Operation 8. As a result, the content X in the first register 41 provides a mantissa portion of log_e(1 + x/y).

Each of Operations 4 and 7 is executed by one clock. Therefore, the entire processing time is 2(m - i) clocks which is equal to or smaller than n clocks.
The operation has been described in connection with use of floating-point numbers but the arithmetic unit of the present invention can use fixed-point numbers by fixing the index portion i to be 0.

Claims

1. A logarithmic function arithmetic unit for computing a function of log_e(1 + x/y), which comprises:
means responsive to input numbers x and y (0 ≦ x y < +∞) for computing x = 2^-i·X (1 ≦ X < 2, i being an integer) and y = 2^-j·Y (1 ≦ Y < 2, j being an integer), X and Y being mantissa portions of x and y, respectively, while i and j being exponential portions of x and y, respectively;
means for producing coefficient of k = i, (i + 1), (i + 2), ..., (m - 1) one after another:
means responsive to X, Y and k for computing the following equations (1) to (7):
W = 2X_k - Y_k (1),
for W ≧ 0,
a_k = +1 (2)
Y_k+1 = Y_k + 2^-k·Y_k (3)
2·X_k+1 = 2·W (4),
for W < 0,
a_k = 0 (5)
Y_k+1 = Y_k (6)
2·X_k+1 = 2·2·X_k (7)
to produce X_m and Y_m;
means responsive to X_m and Y_m for dividing X_m by Y_m to produce X_m = X_m/Y_m;
means responsive to k from the coefficient producing means for producing Γ_k = 2^k log_e(1 + 2^-k); and
means for responsive to X_m, Y_m, k= m, (m - 1), (m - 2), ..., (i + 1) and Γ_k for computing the following equations (8) and (9):
for a_k = +1,
X_k+1 = (X_k + Γ_k)/2 (8)
for a_k = 0,
X_k+1 = X_k/2 (9),
to produce log_e(1 + x/y) = X_i.

2. A logarithmic function arithmetic unit as claimed in Claim 1, wherein i is maintained 0 so that the arithmetic is executed by use of fixed-point system.

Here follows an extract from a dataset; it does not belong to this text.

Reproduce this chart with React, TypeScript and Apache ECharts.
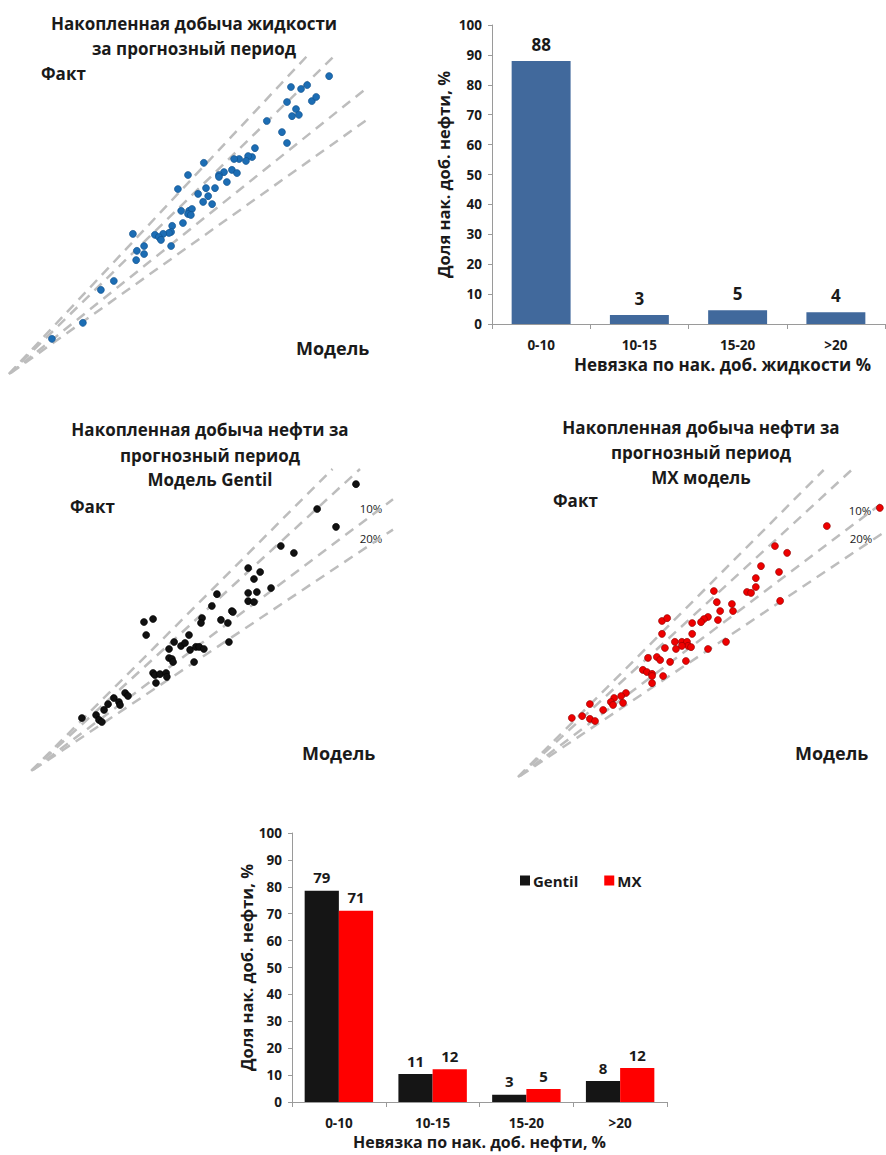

3. A logarithmic function arithmetic unit for computing a function of log_e(1 + x/y), which comprises:
coefficient producing means for producing 2^k log_e(1 + 2^-k) and log_e(1 + 2^-k) for k=(m-1) to k=0;
first and second register means;
barrel shifter means for rightwardly shifting a value stored in said second register means by k digits;
first adder/subtractor means for adding or subtracting a content of said barrel shifter, a content in said coefficient producing means, or zero to a content in said first register means to produce a first result, said fist result being stored in said first register means;
second adder/subtractor means for the content in the first register means or zero to the content of said second register means to produce a second result, said second result being stored in said second register means;
first-in last-out stack means responsive to a sign indication bit in said second register means for controlling the arithmetic in said first and second adder/subtractor means; and
dividing means for dividing the content in said first register means by the content in said second register means.